In a 32-page opinion, U.S. District Judge Richard J. Leon said the Food and Drug Administration’s authority doesn’t extend to e-cigarettes .
Judge Leon says the devices don’t qualify as subject to the agency’s regulation, a coup for e-cigarette distributors Smoking Everywhere and Njoy. While the smoking alternatives haven’t caught on massively yet, e-cigarettes have many devoted users who will be pleased at the news they won’t have to return to “analogs” just yet. Critics complain that the devices haven’t been proven safe and might encourage children to smoke, the same logic used to ban clove cigarettes last year and pretty much curb smoking anywhere and everywhere.
The FDA has seized shipments of the devices in the past, citing increased powers over “tobacco marketing.” The devices, however, contain no tobacco, delivering nicotine in a smoke-free water vapor. Judge Leon chided the agency for the action:
He criticized what he called the FDA’s “tenacious drive to maximize its regulatory power,” saying he found its interpretation of the law “unreasonable and unacceptable.”
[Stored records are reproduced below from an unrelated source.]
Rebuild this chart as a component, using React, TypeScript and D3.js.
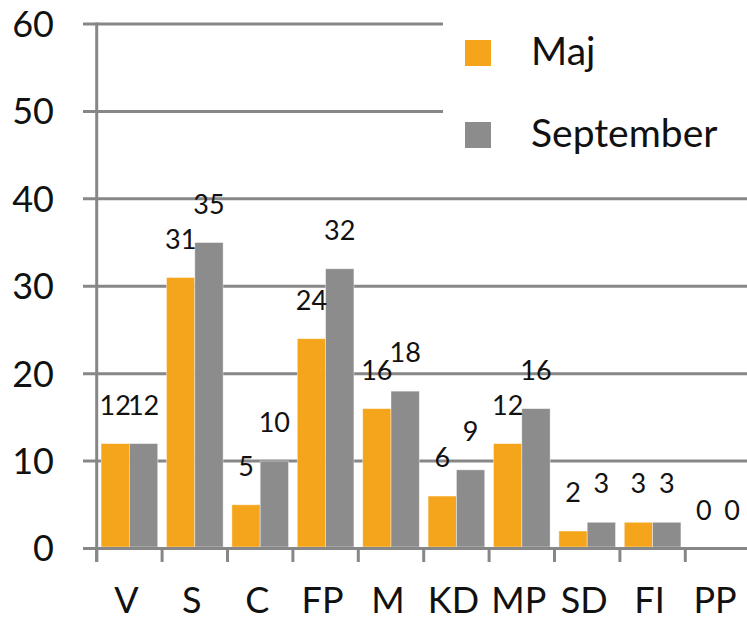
import React from "react";
import * as d3 from "d3";

const categories = ["V", "S", "C", "FP", "M", "KD", "MP", "SD", "FI", "PP"];
const seriesNames = ["Maj", "September"];
const majValues = [12, 31, 5, 24, 16, 6, 12, 2, 3, 0];
const septemberValues = [12, 35, 10, 32, 18, 9, 16, 3, 3, 0];
const yTicks = [0, 10, 20, 30, 40, 50, 60];
const colors = ["#F5A51C", "#8C8C8C"];

const W = 747;
const H = 620;
const FONT = "Lato, 'Open Sans', sans-serif";
const GRID = "#878787";

export default function App() {
  const x0 = 96.7;
  const step = 65.4;
  const x = d3.scaleBand<string>().domain(categories).range([x0, x0 + step * categories.length]).paddingInner(0).paddingOuter(0);
  const xs = d3.scaleBand<string>().domain(seriesNames).range([0, x.bandwidth()]).paddingInner(0).paddingOuter(0.155);
  const y = d3.scaleLinear().domain([0, 60]).range([548.5, 24]);
  const values = [majValues, septemberValues];
  const boundaries = d3.range(categories.length + 1).map((i) => x0 + i * step);

  return (
    <svg width={W} height={H} style={{ position: "absolute", left: 0, top: 0, background: "#fff" }}>
      <rect x={0} y={0} width={W} height={H} fill="#fff" />
      {yTicks.map((t) => (
        <line key={"g" + t} x1={83} x2={W} y1={y(t)} y2={y(t)} stroke={GRID} strokeWidth={3} />
      ))}
      {yTicks.map((t) => (
        <text key={"yl" + t} x={54} y={y(t)} dy="0.36em" textAnchor="end" fontFamily={FONT} fontSize={36} fill="#111">
          {t}
        </text>
      ))}
      {/* legend background */}
      <rect x={443} y={0} width={W - 443} height={180} fill="#fff" />
      {seriesNames.map((s, si) =>
        categories.map((c, ci) => {
          const v = values[si][ci];
          const bx = (x(c) as number) + (xs(s) as number);
          return (
            <rect
              key={s + c}
              x={bx}
              y={y(v)}
              width={xs.bandwidth()}
              height={Math.max(0, y(0) - y(v) - 1.5)}
              fill={colors[si]}
              stroke="#ffffff"
              strokeOpacity={0.5}
              strokeWidth={0.8}
            />
          );
        })
      )}
      <line x1={83} x2={W} y1={y(0)} y2={y(0)} stroke={GRID} strokeWidth={3} />
      <line x1={x0} x2={x0} y1={y(60) - 1.5} y2={562} stroke={GRID} strokeWidth={3} />
      {boundaries.map((b, i) => (
        <line key={"xt" + i} x1={b} x2={b} y1={y(0)} y2={562} stroke={GRID} strokeWidth={3} />
      ))}
      {seriesNames.map((s, si) =>
        categories.map((c, ci) => {
          const v = values[si][ci];
          const cx = (x(c) as number) + (xs(s) as number) + xs.bandwidth() / 2;
          return (
            <text key={"dl" + s + c} x={cx} y={y(v) - 29} textAnchor="middle" fontFamily={FONT} fontSize={27} fill="#111">
              {v}
            </text>
          );
        })
      )}
      {categories.map((c) => (
        <text
          key={"xl" + c}
          x={(x(c) as number) + x.bandwidth() / 2 - 3}
          y={613}
          textAnchor="middle"
          fontFamily={FONT}
          fontSize={36}
          fill="#111"
        >
          {c}
        </text>
      ))}
      {seriesNames.map((s, si) => (
        <g key={"lg" + s}>
          <rect x={465} y={40 + si * 82} width={26} height={26} fill={colors[si]} />
          <text x={531} y={65 + si * 82} fontFamily={FONT} fontSize={39} fill="#111">
            {s}
          </text>
        </g>
      ))}
    </svg>
  );
}
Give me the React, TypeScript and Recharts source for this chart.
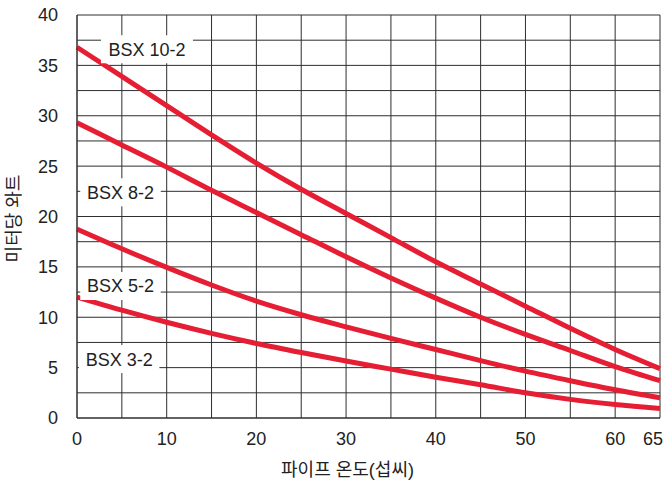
import * as React from 'react';
import {
  CartesianGrid,
  Line,
  LineChart,
  ReferenceDot,
  XAxis,
  YAxis,
} from 'recharts';

// pipe temperature (°C)
const temps = [0, 5, 10, 15, 20, 25, 30, 35, 40, 45, 50, 55, 60, 65];

// watts per metre
const bsx10 = [36.8, 33.9, 31.0, 28.1, 25.3, 22.7, 20.3, 17.9, 15.5, 13.3, 11.1, 8.9, 6.8, 4.9];
const bsx8 = [29.3, 27.1, 24.9, 22.6, 20.4, 18.2, 16.0, 13.9, 11.9, 10.0, 8.3, 6.7, 5.1, 3.7];
const bsx5 = [18.75, 16.8, 14.95, 13.2, 11.6, 10.25, 9.05, 7.9, 6.8, 5.7, 4.65, 3.7, 2.8, 2.0];
const bsx3 = [12.0, 10.7, 9.5, 8.4, 7.4, 6.5, 5.65, 4.85, 4.05, 3.3, 2.5, 1.85, 1.35, 0.95];

const xTicks = [0, 5, 10, 15, 20, 25, 30, 35, 40, 45, 50, 55, 60, 65];
const yTicks = [0, 2.5, 5, 7.5, 10, 12.5, 15, 17.5, 20, 22.5, 25, 27.5, 30, 32.5, 35, 37.5, 40];

// series name labels, placed in data coordinates
const labelNames = ['BSX 10-2', 'BSX 8-2', 'BSX 5-2', 'BSX 3-2'];
const labelX = [7.8, 4.85, 4.85, 4.7];
const labelY = [36.6, 22.4, 13.1, 5.85];

const data = temps.map((t, i) => ({
  t,
  bsx10: bsx10[i],
  bsx8: bsx8[i],
  bsx5: bsx5[i],
  bsx3: bsx3[i],
}));

const FONT = '"Liberation Sans", Arial, "Noto Sans CJK KR", sans-serif';
const RED = '#e61e34';
const GRID = '#2e2e2e';

function XTick(props: any) {
  const { x, y, payload } = props;
  const v = payload.value;
  if (v % 10 !== 0 && v !== 65) return null;
  const shift = v === 65 ? -7 : 0;
  return (
    <text x={x + shift} y={y} dy='0.71em' textAnchor='middle' fontSize={18} fontFamily={FONT} fill='#222'>
      {v}
    </text>
  );
}

function SeriesTag(props: any) {
  const { cx, cy, name } = props;
  const w = name.length * 11.5;
  return (
    <g>
      <rect x={cx - w / 2} y={cy - 14} width={w} height={28} fill='#fff' />
      <text x={cx} y={cy} dy='0.36em' textAnchor='middle' fontSize={18} fontFamily={FONT} fill='#222'>
        {name}
      </text>
    </g>
  );
}

function YTitle(props: any) {
  const { viewBox } = props;
  const x = viewBox.x + 20;
  const y = viewBox.y + viewBox.height / 2 + 2;
  return (
    <text x={x} y={y} transform={`rotate(-90, ${x}, ${y})`} textAnchor='middle' fontSize={18} fontFamily={FONT} fill='#222'>
      미터당 와트
    </text>
  );
}

function XTitle(props: any) {
  const { viewBox } = props;
  const x = viewBox.x + viewBox.width / 2 - 21;
  return (
    <text x={x} y={476} textAnchor='middle' fontSize={18} fontFamily={FONT} fill='#222'>
      파이프 온도(섭씨)
    </text>
  );
}

export default function App() {
  const series = ['bsx10', 'bsx8', 'bsx5', 'bsx3'];
  return (
    <div style={{ position: 'absolute', left: 0, top: 0, background: '#fff' }}>
      <LineChart width={664} height={485} data={data} margin={{ top: 15, right: 4, bottom: 0, left: 0 }}>
        <CartesianGrid stroke={GRID} strokeWidth={1} />
        <XAxis
          dataKey='t'
          type='number'
          domain={[0, 65]}
          ticks={xTicks}
          interval={0}
          height={67}
          tickSize={0}
          tickMargin={14}
          axisLine={{ stroke: GRID }}
          tick={<XTick />}
          label={<XTitle />}
        />
        <YAxis
          type='number'
          domain={[0, 40]}
          ticks={yTicks}
          interval={0}
          width={77}
          tickSize={0}
          tickMargin={19}
          axisLine={{ stroke: GRID }}
          tick={{ fontSize: 18, fontFamily: FONT, fill: '#222' }}
          tickFormatter={(v: number) => (v % 5 === 0 ? String(v) : '')}
          label={<YTitle />}
        />
        {labelNames.map((n, i) => (
          <ReferenceDot
            key={n}
            x={labelX[i]}
            y={labelY[i]}
            r={0}
            ifOverflow='visible'
            shape={(p: any) => <SeriesTag {...p} name={n} />}
          />
        ))}
        {series.map((k) => (
          <Line
            key={k}
            type='monotone'
            dataKey={k}
            stroke={RED}
            strokeWidth={5}
            dot={false}
            isAnimationActive={false}
          />
        ))}
      </LineChart>
    </div>
  );
}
While groups like the American Lung Association seek to ban the e cigarette, it’s been proven time and again smokers will continue to smoke even if cigarettes spike to $100 a pack and become twice as cancer-causing. Although nicotine consumption clearly upsets them, removing from the market a popular alternative that doesn’t emit secondhand smoke seems like throwing the baby out with the bathwater.